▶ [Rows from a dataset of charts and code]
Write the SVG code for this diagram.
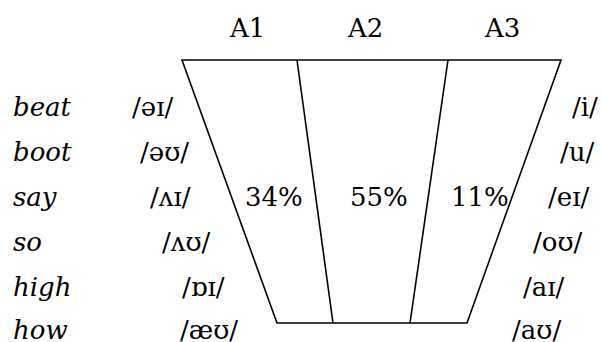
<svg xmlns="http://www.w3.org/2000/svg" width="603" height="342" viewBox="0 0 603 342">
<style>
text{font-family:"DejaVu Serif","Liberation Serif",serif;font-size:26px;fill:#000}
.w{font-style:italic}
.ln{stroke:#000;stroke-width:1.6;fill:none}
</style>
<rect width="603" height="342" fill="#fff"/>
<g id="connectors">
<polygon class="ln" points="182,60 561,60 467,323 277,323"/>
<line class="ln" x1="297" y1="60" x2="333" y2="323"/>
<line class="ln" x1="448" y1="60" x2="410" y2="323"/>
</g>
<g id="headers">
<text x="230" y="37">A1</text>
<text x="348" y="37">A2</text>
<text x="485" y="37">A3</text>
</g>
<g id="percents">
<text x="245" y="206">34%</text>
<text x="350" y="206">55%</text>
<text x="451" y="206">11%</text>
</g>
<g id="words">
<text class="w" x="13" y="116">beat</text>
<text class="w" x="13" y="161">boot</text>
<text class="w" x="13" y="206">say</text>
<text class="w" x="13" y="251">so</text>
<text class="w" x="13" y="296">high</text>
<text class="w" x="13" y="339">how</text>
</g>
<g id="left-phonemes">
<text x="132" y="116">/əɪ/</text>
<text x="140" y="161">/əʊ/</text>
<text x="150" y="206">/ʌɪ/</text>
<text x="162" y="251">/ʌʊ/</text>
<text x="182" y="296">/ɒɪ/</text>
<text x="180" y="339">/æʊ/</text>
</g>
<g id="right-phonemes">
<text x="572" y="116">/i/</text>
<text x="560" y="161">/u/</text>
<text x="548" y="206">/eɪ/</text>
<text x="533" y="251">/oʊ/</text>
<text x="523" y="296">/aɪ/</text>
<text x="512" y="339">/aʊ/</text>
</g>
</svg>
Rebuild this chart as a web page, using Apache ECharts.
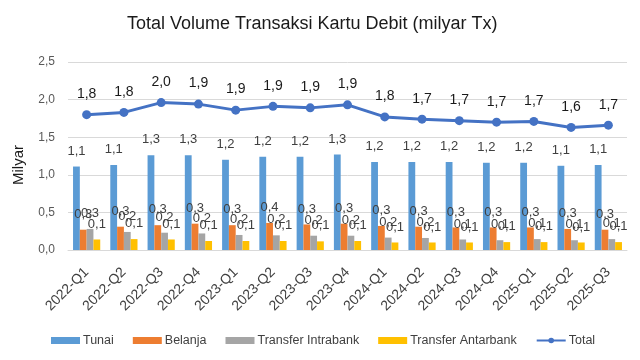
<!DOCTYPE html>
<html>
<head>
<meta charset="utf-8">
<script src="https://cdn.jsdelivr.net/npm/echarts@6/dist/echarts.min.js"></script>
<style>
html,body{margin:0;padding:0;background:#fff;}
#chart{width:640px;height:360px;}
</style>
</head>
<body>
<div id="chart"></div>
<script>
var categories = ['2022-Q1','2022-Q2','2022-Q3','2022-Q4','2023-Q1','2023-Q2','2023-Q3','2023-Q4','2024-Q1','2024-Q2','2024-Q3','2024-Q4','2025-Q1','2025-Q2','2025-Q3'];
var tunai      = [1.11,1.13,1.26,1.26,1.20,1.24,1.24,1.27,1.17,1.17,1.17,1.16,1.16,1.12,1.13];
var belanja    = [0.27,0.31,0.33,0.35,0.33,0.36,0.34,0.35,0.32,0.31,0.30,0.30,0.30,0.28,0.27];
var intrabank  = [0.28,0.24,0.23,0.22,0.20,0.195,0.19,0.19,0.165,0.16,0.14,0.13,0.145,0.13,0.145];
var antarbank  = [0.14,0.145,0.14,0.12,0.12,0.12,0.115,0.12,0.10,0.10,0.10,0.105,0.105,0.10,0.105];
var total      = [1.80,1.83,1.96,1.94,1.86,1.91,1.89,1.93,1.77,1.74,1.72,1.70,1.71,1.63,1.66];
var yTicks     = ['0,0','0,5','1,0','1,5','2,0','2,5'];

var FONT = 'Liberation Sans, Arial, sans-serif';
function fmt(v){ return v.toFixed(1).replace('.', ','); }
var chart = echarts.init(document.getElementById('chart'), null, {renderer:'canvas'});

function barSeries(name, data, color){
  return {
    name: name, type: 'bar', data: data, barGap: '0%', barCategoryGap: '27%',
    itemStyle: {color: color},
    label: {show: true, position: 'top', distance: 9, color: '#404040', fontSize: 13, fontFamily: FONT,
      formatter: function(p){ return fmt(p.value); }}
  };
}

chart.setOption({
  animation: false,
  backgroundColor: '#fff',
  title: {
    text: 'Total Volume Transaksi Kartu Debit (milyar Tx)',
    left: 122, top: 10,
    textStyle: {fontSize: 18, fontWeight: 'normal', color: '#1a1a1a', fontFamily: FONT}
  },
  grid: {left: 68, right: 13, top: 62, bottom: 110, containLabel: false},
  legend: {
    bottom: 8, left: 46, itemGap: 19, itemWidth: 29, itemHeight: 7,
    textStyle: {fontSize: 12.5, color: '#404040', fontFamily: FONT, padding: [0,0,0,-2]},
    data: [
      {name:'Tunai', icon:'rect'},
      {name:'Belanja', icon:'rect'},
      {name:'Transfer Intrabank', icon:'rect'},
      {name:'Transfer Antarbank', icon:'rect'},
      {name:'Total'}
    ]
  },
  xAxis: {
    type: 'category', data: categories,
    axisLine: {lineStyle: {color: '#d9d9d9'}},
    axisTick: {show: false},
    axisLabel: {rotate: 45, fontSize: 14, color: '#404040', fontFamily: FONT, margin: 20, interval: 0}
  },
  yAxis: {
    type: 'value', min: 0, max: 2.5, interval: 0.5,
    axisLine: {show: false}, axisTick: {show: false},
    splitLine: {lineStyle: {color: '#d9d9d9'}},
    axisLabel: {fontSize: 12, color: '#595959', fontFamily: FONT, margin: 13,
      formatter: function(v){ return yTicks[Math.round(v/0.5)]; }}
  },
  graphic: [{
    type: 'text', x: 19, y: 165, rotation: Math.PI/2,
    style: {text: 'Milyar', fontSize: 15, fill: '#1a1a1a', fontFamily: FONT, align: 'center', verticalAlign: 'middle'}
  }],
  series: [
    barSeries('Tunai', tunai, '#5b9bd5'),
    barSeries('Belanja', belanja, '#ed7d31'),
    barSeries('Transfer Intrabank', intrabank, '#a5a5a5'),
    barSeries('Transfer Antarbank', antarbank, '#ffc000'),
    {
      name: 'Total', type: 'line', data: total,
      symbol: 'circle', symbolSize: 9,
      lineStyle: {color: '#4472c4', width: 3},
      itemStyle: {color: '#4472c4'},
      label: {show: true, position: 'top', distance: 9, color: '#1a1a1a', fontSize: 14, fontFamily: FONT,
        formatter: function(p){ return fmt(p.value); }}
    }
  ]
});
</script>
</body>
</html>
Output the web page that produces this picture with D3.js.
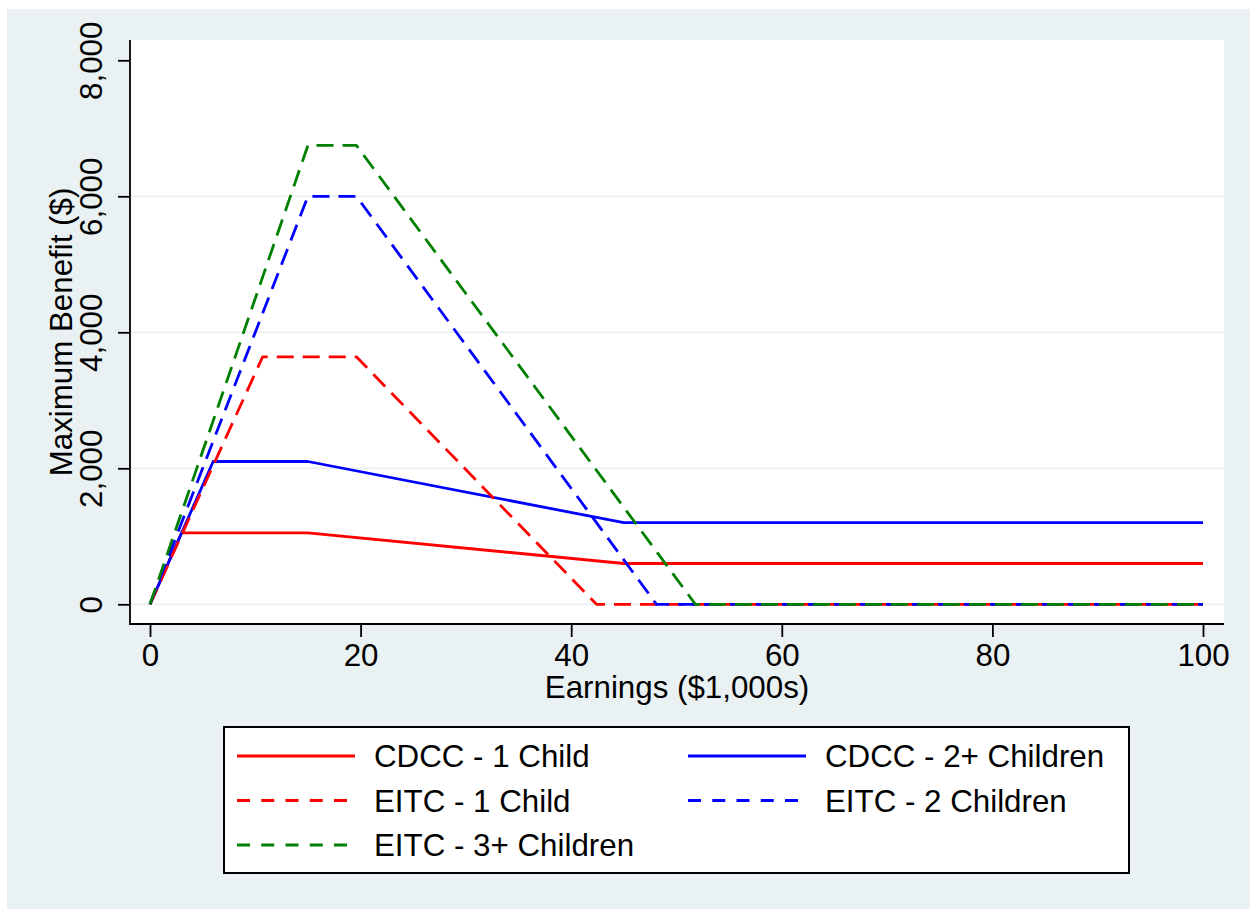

▶ [Aim] Print the entries above exactly, taking out only the pictures.

▶ [Right answer]
Write the SVG code for this diagram.
<svg xmlns="http://www.w3.org/2000/svg" width="603" height="342" viewBox="0 0 603 342">
<style>
text{font-family:"DejaVu Serif","Liberation Serif",serif;font-size:26px;fill:#000}
.w{font-style:italic}
.ln{stroke:#000;stroke-width:1.6;fill:none}
</style>
<rect width="603" height="342" fill="#fff"/>
<g id="connectors">
<polygon class="ln" points="182,60 561,60 467,323 277,323"/>
<line class="ln" x1="297" y1="60" x2="333" y2="323"/>
<line class="ln" x1="448" y1="60" x2="410" y2="323"/>
</g>
<g id="headers">
<text x="230" y="37">A1</text>
<text x="348" y="37">A2</text>
<text x="485" y="37">A3</text>
</g>
<g id="percents">
<text x="245" y="206">34%</text>
<text x="350" y="206">55%</text>
<text x="451" y="206">11%</text>
</g>
<g id="words">
<text class="w" x="13" y="116">beat</text>
<text class="w" x="13" y="161">boot</text>
<text class="w" x="13" y="206">say</text>
<text class="w" x="13" y="251">so</text>
<text class="w" x="13" y="296">high</text>
<text class="w" x="13" y="339">how</text>
</g>
<g id="left-phonemes">
<text x="132" y="116">/əɪ/</text>
<text x="140" y="161">/əʊ/</text>
<text x="150" y="206">/ʌɪ/</text>
<text x="162" y="251">/ʌʊ/</text>
<text x="182" y="296">/ɒɪ/</text>
<text x="180" y="339">/æʊ/</text>
</g>
<g id="right-phonemes">
<text x="572" y="116">/i/</text>
<text x="560" y="161">/u/</text>
<text x="548" y="206">/eɪ/</text>
<text x="533" y="251">/oʊ/</text>
<text x="523" y="296">/aɪ/</text>
<text x="512" y="339">/aʊ/</text>
</g>
</svg>
Rebuild this chart as a web page, using Apache ECharts.
<!DOCTYPE html>
<html>
<head>
<meta charset="utf-8">
<script src="https://cdn.jsdelivr.net/npm/echarts@6/dist/echarts.min.js"></script>
<style>
html,body{margin:0;padding:0;background:#fff;}
#chart{width:640px;height:360px;}
</style>
</head>
<body>
<div id="chart"></div>
<script>
var categories = ['2022-Q1','2022-Q2','2022-Q3','2022-Q4','2023-Q1','2023-Q2','2023-Q3','2023-Q4','2024-Q1','2024-Q2','2024-Q3','2024-Q4','2025-Q1','2025-Q2','2025-Q3'];
var tunai      = [1.11,1.13,1.26,1.26,1.20,1.24,1.24,1.27,1.17,1.17,1.17,1.16,1.16,1.12,1.13];
var belanja    = [0.27,0.31,0.33,0.35,0.33,0.36,0.34,0.35,0.32,0.31,0.30,0.30,0.30,0.28,0.27];
var intrabank  = [0.28,0.24,0.23,0.22,0.20,0.195,0.19,0.19,0.165,0.16,0.14,0.13,0.145,0.13,0.145];
var antarbank  = [0.14,0.145,0.14,0.12,0.12,0.12,0.115,0.12,0.10,0.10,0.10,0.105,0.105,0.10,0.105];
var total      = [1.80,1.83,1.96,1.94,1.86,1.91,1.89,1.93,1.77,1.74,1.72,1.70,1.71,1.63,1.66];
var yTicks     = ['0,0','0,5','1,0','1,5','2,0','2,5'];

var FONT = 'Liberation Sans, Arial, sans-serif';
function fmt(v){ return v.toFixed(1).replace('.', ','); }
var chart = echarts.init(document.getElementById('chart'), null, {renderer:'canvas'});

function barSeries(name, data, color){
  return {
    name: name, type: 'bar', data: data, barGap: '0%', barCategoryGap: '27%',
    itemStyle: {color: color},
    label: {show: true, position: 'top', distance: 9, color: '#404040', fontSize: 13, fontFamily: FONT,
      formatter: function(p){ return fmt(p.value); }}
  };
}

chart.setOption({
  animation: false,
  backgroundColor: '#fff',
  title: {
    text: 'Total Volume Transaksi Kartu Debit (milyar Tx)',
    left: 122, top: 10,
    textStyle: {fontSize: 18, fontWeight: 'normal', color: '#1a1a1a', fontFamily: FONT}
  },
  grid: {left: 68, right: 13, top: 62, bottom: 110, containLabel: false},
  legend: {
    bottom: 8, left: 46, itemGap: 19, itemWidth: 29, itemHeight: 7,
    textStyle: {fontSize: 12.5, color: '#404040', fontFamily: FONT, padding: [0,0,0,-2]},
    data: [
      {name:'Tunai', icon:'rect'},
      {name:'Belanja', icon:'rect'},
      {name:'Transfer Intrabank', icon:'rect'},
      {name:'Transfer Antarbank', icon:'rect'},
      {name:'Total'}
    ]
  },
  xAxis: {
    type: 'category', data: categories,
    axisLine: {lineStyle: {color: '#d9d9d9'}},
    axisTick: {show: false},
    axisLabel: {rotate: 45, fontSize: 14, color: '#404040', fontFamily: FONT, margin: 20, interval: 0}
  },
  yAxis: {
    type: 'value', min: 0, max: 2.5, interval: 0.5,
    axisLine: {show: false}, axisTick: {show: false},
    splitLine: {lineStyle: {color: '#d9d9d9'}},
    axisLabel: {fontSize: 12, color: '#595959', fontFamily: FONT, margin: 13,
      formatter: function(v){ return yTicks[Math.round(v/0.5)]; }}
  },
  graphic: [{
    type: 'text', x: 19, y: 165, rotation: Math.PI/2,
    style: {text: 'Milyar', fontSize: 15, fill: '#1a1a1a', fontFamily: FONT, align: 'center', verticalAlign: 'middle'}
  }],
  series: [
    barSeries('Tunai', tunai, '#5b9bd5'),
    barSeries('Belanja', belanja, '#ed7d31'),
    barSeries('Transfer Intrabank', intrabank, '#a5a5a5'),
    barSeries('Transfer Antarbank', antarbank, '#ffc000'),
    {
      name: 'Total', type: 'line', data: total,
      symbol: 'circle', symbolSize: 9,
      lineStyle: {color: '#4472c4', width: 3},
      itemStyle: {color: '#4472c4'},
      label: {show: true, position: 'top', distance: 9, color: '#1a1a1a', fontSize: 14, fontFamily: FONT,
        formatter: function(p){ return fmt(p.value); }}
    }
  ]
});
</script>
</body>
</html>
Output the web page that produces this picture with D3.js.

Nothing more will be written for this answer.